All the data should be repeated exactly. Any image in it is left out.

= PROVIDED DATA =
◇ ◇ ◇
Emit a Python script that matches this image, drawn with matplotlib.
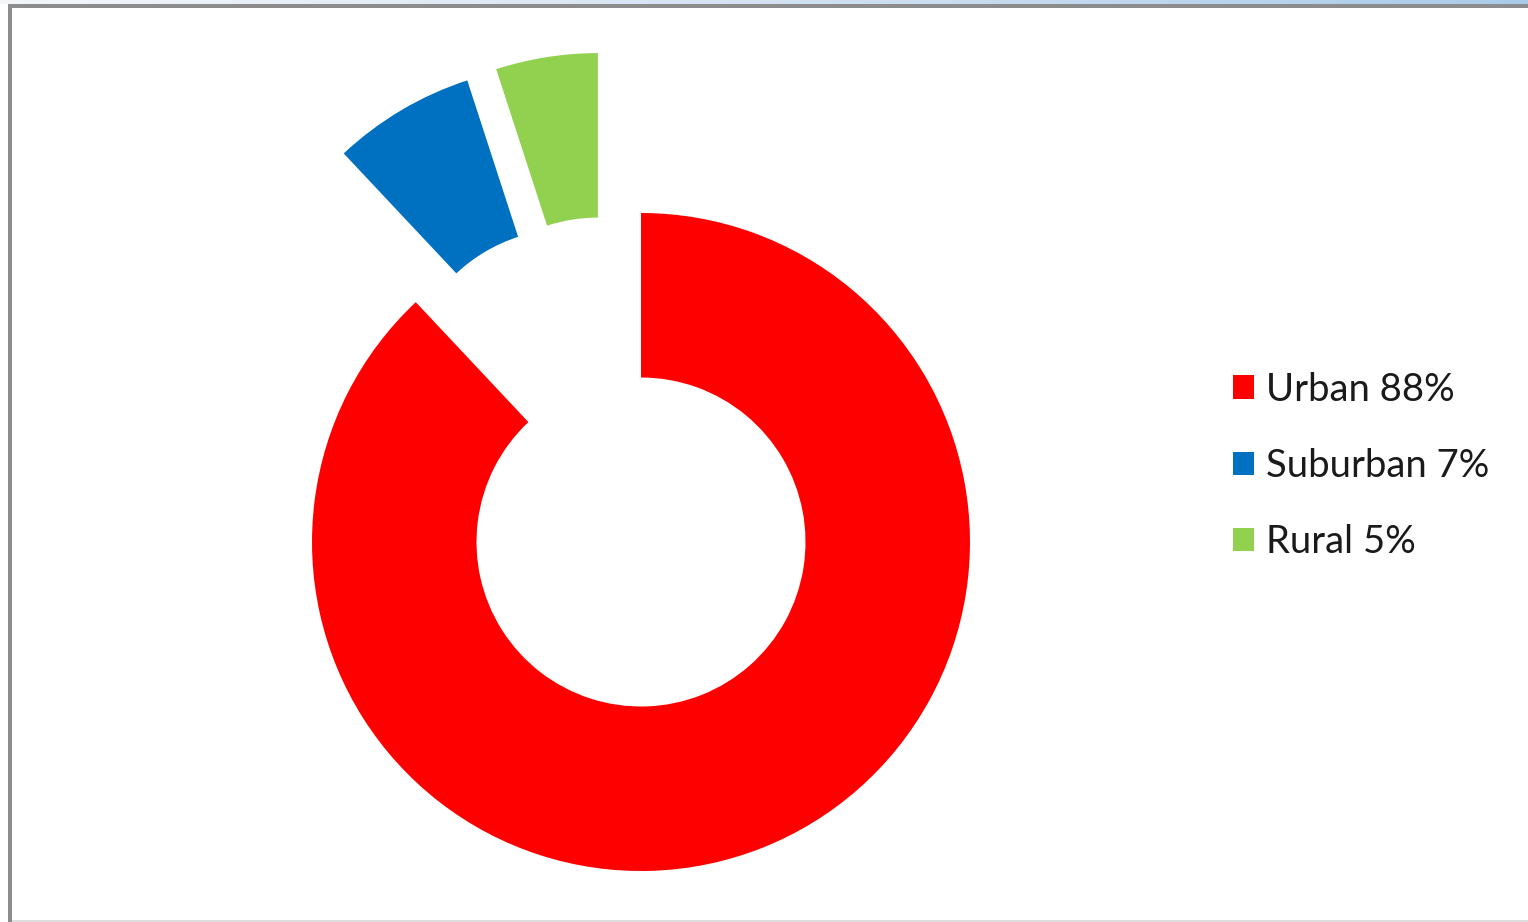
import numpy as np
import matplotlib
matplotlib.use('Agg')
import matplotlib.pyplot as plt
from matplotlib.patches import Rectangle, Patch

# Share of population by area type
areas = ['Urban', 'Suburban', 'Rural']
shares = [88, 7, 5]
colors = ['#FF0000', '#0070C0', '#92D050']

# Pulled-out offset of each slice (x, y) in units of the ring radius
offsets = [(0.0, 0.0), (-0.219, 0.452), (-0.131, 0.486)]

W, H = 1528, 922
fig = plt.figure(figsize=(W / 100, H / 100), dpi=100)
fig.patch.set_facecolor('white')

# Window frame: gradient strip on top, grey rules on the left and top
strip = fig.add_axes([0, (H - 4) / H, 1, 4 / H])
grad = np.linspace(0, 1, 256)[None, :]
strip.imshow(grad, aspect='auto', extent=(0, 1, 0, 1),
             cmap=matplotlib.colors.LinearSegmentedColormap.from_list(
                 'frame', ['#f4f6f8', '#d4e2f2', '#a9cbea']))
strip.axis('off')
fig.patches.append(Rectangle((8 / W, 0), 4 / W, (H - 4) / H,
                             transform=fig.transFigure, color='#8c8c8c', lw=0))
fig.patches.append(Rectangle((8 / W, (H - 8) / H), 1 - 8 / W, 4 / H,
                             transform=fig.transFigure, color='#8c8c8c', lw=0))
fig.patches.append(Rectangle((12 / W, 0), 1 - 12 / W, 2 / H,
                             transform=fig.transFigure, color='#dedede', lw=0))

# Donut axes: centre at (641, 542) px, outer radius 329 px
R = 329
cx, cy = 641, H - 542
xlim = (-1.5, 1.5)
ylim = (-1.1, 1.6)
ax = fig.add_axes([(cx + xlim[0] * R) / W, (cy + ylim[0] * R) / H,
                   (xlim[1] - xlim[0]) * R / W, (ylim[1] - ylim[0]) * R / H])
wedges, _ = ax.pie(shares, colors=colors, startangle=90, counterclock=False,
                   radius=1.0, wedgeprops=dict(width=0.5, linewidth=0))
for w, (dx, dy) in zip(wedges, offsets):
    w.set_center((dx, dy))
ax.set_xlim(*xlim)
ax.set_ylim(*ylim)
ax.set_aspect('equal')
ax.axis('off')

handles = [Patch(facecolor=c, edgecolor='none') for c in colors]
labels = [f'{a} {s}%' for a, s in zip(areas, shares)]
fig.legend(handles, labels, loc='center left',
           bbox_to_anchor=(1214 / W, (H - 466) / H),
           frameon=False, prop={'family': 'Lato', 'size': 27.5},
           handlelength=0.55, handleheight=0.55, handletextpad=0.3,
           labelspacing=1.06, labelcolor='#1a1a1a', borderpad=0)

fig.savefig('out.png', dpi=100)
◇ ◇ ◇
= SOLVED EXERCISE =
Emit a Python script that matches this image, drawn with matplotlib.
import numpy as np
import matplotlib
matplotlib.use('Agg')
import matplotlib.pyplot as plt
from matplotlib.patches import Rectangle, Patch

# Share of population by area type
areas = ['Urban', 'Suburban', 'Rural']
shares = [88, 7, 5]
colors = ['#FF0000', '#0070C0', '#92D050']

# Pulled-out offset of each slice (x, y) in units of the ring radius
offsets = [(0.0, 0.0), (-0.219, 0.452), (-0.131, 0.486)]

W, H = 1528, 922
fig = plt.figure(figsize=(W / 100, H / 100), dpi=100)
fig.patch.set_facecolor('white')

# Window frame: gradient strip on top, grey rules on the left and top
strip = fig.add_axes([0, (H - 4) / H, 1, 4 / H])
grad = np.linspace(0, 1, 256)[None, :]
strip.imshow(grad, aspect='auto', extent=(0, 1, 0, 1),
             cmap=matplotlib.colors.LinearSegmentedColormap.from_list(
                 'frame', ['#f4f6f8', '#d4e2f2', '#a9cbea']))
strip.axis('off')
fig.patches.append(Rectangle((8 / W, 0), 4 / W, (H - 4) / H,
                             transform=fig.transFigure, color='#8c8c8c', lw=0))
fig.patches.append(Rectangle((8 / W, (H - 8) / H), 1 - 8 / W, 4 / H,
                             transform=fig.transFigure, color='#8c8c8c', lw=0))
fig.patches.append(Rectangle((12 / W, 0), 1 - 12 / W, 2 / H,
                             transform=fig.transFigure, color='#dedede', lw=0))

# Donut axes: centre at (641, 542) px, outer radius 329 px
R = 329
cx, cy = 641, H - 542
xlim = (-1.5, 1.5)
ylim = (-1.1, 1.6)
ax = fig.add_axes([(cx + xlim[0] * R) / W, (cy + ylim[0] * R) / H,
                   (xlim[1] - xlim[0]) * R / W, (ylim[1] - ylim[0]) * R / H])
wedges, _ = ax.pie(shares, colors=colors, startangle=90, counterclock=False,
                   radius=1.0, wedgeprops=dict(width=0.5, linewidth=0))
for w, (dx, dy) in zip(wedges, offsets):
    w.set_center((dx, dy))
ax.set_xlim(*xlim)
ax.set_ylim(*ylim)
ax.set_aspect('equal')
ax.axis('off')

handles = [Patch(facecolor=c, edgecolor='none') for c in colors]
labels = [f'{a} {s}%' for a, s in zip(areas, shares)]
fig.legend(handles, labels, loc='center left',
           bbox_to_anchor=(1214 / W, (H - 466) / H),
           frameon=False, prop={'family': 'Lato', 'size': 27.5},
           handlelength=0.55, handleheight=0.55, handletextpad=0.3,
           labelspacing=1.06, labelcolor='#1a1a1a', borderpad=0)

fig.savefig('out.png', dpi=100)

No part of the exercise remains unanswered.